[BEGIN]

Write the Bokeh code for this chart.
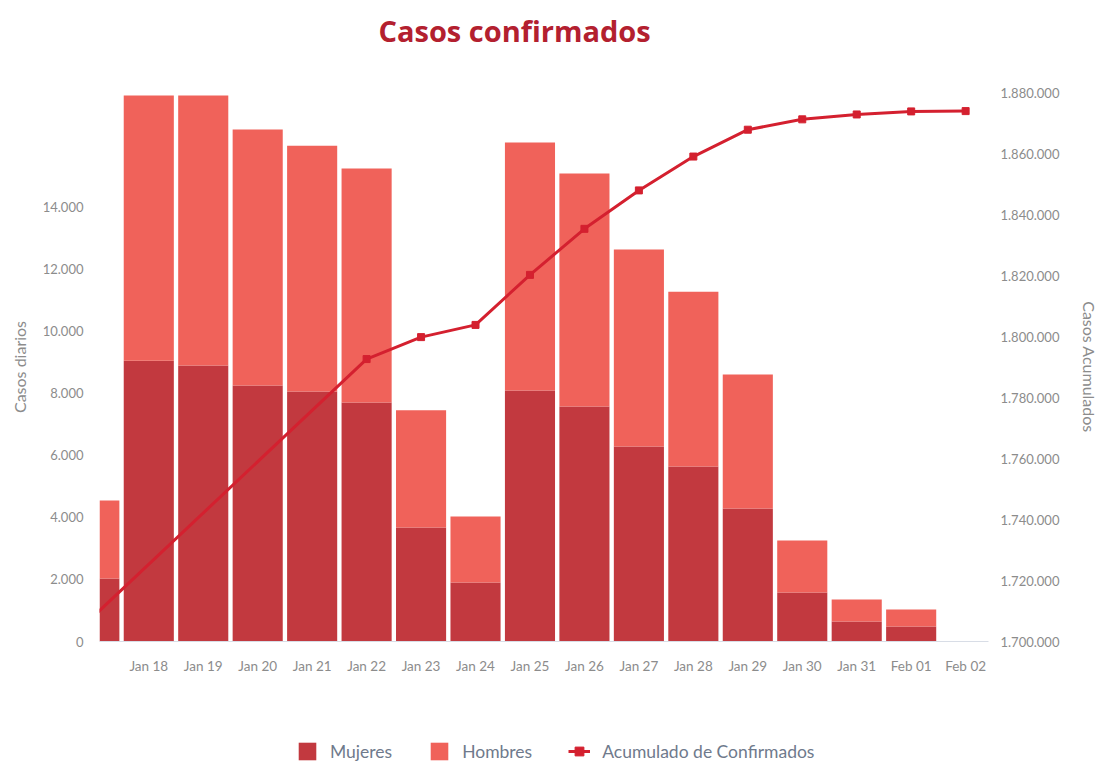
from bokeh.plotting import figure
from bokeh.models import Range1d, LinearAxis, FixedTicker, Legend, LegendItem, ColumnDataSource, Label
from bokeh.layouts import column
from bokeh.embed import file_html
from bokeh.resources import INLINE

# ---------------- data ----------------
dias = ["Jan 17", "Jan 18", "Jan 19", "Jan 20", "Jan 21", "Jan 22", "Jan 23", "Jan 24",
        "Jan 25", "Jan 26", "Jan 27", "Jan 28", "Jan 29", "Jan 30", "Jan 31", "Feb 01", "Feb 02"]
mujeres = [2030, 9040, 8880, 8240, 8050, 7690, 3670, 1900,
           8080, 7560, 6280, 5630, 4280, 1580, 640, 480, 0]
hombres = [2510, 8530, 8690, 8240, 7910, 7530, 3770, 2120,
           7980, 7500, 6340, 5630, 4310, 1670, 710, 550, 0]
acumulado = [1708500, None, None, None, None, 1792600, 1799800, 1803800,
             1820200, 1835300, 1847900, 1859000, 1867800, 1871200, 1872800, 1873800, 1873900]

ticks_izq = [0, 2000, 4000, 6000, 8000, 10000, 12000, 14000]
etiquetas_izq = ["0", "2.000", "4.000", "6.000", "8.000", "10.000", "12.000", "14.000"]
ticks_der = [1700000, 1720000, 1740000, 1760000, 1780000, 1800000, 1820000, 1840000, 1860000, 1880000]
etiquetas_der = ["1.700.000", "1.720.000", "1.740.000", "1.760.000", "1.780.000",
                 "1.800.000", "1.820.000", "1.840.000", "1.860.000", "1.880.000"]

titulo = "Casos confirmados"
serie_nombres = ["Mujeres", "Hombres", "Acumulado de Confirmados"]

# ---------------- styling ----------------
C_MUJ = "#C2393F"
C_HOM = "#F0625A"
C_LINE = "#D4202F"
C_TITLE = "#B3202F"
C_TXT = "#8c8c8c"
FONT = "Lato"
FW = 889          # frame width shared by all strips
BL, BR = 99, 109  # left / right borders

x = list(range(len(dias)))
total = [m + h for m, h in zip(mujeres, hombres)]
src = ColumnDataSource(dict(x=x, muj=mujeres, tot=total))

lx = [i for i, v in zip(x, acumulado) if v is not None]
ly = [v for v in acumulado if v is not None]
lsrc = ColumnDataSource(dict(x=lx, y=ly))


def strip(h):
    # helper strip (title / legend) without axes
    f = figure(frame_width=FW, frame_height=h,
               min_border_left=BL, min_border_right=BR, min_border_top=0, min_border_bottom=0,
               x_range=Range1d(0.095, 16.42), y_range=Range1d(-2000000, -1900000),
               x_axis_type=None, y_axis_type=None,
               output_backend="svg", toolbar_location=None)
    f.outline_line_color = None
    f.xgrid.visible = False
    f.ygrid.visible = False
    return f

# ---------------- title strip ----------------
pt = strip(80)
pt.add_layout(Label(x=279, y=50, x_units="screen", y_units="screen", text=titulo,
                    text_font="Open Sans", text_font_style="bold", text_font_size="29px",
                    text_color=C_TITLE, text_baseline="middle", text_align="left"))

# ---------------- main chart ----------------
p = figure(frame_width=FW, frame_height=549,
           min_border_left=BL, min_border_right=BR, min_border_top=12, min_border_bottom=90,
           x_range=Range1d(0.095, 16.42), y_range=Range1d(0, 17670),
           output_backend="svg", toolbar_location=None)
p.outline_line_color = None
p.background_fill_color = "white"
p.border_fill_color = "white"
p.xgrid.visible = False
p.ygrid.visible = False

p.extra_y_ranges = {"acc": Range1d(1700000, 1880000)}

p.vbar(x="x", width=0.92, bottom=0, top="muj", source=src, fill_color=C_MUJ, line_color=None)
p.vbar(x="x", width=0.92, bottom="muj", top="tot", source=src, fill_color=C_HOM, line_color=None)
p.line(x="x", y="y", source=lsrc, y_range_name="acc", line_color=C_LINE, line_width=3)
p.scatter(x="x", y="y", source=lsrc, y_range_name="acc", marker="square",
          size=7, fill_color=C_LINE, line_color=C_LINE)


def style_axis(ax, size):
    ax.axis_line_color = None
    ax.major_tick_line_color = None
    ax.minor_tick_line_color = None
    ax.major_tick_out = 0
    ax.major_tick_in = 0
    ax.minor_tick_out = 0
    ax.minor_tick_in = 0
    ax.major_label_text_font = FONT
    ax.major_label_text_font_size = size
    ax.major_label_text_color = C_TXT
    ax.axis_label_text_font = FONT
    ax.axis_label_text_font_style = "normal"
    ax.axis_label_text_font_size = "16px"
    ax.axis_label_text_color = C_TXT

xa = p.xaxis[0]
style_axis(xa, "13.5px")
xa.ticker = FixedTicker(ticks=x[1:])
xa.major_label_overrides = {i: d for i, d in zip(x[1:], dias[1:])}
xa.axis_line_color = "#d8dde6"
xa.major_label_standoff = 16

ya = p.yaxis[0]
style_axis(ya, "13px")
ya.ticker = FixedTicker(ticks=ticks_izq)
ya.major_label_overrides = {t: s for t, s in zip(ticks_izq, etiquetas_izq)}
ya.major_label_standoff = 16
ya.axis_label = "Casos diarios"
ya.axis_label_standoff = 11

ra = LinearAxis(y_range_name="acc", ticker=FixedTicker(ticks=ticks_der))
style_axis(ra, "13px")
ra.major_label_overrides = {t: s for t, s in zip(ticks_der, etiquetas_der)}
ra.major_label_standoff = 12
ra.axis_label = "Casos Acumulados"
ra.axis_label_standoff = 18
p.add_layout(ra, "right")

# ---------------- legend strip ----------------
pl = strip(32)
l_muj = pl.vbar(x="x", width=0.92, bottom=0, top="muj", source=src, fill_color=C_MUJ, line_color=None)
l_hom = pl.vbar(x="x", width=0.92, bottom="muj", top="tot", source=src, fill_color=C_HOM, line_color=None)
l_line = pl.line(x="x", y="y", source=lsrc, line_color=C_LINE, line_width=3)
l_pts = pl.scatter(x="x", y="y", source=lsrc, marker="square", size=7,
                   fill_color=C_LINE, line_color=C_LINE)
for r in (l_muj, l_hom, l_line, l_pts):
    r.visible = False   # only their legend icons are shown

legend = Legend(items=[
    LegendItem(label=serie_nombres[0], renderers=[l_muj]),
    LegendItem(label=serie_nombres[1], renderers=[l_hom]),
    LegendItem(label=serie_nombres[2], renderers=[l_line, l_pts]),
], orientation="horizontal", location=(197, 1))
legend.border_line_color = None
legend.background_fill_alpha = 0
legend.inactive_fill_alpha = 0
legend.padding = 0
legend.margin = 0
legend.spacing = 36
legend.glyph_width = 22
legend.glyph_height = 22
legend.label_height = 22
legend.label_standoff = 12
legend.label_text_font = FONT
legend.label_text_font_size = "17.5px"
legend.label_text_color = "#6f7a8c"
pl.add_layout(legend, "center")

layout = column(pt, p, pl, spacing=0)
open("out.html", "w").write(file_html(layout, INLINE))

[END]

### JOB
Write out again exactly the lines from the start of the data above through the line containing "BL, BR = 99, 109", inclusive, excluding any pictures.

### PROBLEM SOLUTION
Write the Bokeh code for this chart.
from bokeh.plotting import figure
from bokeh.models import Range1d, LinearAxis, FixedTicker, Legend, LegendItem, ColumnDataSource, Label
from bokeh.layouts import column
from bokeh.embed import file_html
from bokeh.resources import INLINE

# ---------------- data ----------------
dias = ["Jan 17", "Jan 18", "Jan 19", "Jan 20", "Jan 21", "Jan 22", "Jan 23", "Jan 24",
        "Jan 25", "Jan 26", "Jan 27", "Jan 28", "Jan 29", "Jan 30", "Jan 31", "Feb 01", "Feb 02"]
mujeres = [2030, 9040, 8880, 8240, 8050, 7690, 3670, 1900,
           8080, 7560, 6280, 5630, 4280, 1580, 640, 480, 0]
hombres = [2510, 8530, 8690, 8240, 7910, 7530, 3770, 2120,
           7980, 7500, 6340, 5630, 4310, 1670, 710, 550, 0]
acumulado = [1708500, None, None, None, None, 1792600, 1799800, 1803800,
             1820200, 1835300, 1847900, 1859000, 1867800, 1871200, 1872800, 1873800, 1873900]

ticks_izq = [0, 2000, 4000, 6000, 8000, 10000, 12000, 14000]
etiquetas_izq = ["0", "2.000", "4.000", "6.000", "8.000", "10.000", "12.000", "14.000"]
ticks_der = [1700000, 1720000, 1740000, 1760000, 1780000, 1800000, 1820000, 1840000, 1860000, 1880000]
etiquetas_der = ["1.700.000", "1.720.000", "1.740.000", "1.760.000", "1.780.000",
                 "1.800.000", "1.820.000", "1.840.000", "1.860.000", "1.880.000"]

titulo = "Casos confirmados"
serie_nombres = ["Mujeres", "Hombres", "Acumulado de Confirmados"]

# ---------------- styling ----------------
C_MUJ = "#C2393F"
C_HOM = "#F0625A"
C_LINE = "#D4202F"
C_TITLE = "#B3202F"
C_TXT = "#8c8c8c"
FONT = "Lato"
FW = 889          # frame width shared by all strips
BL, BR = 99, 109  # left / right borders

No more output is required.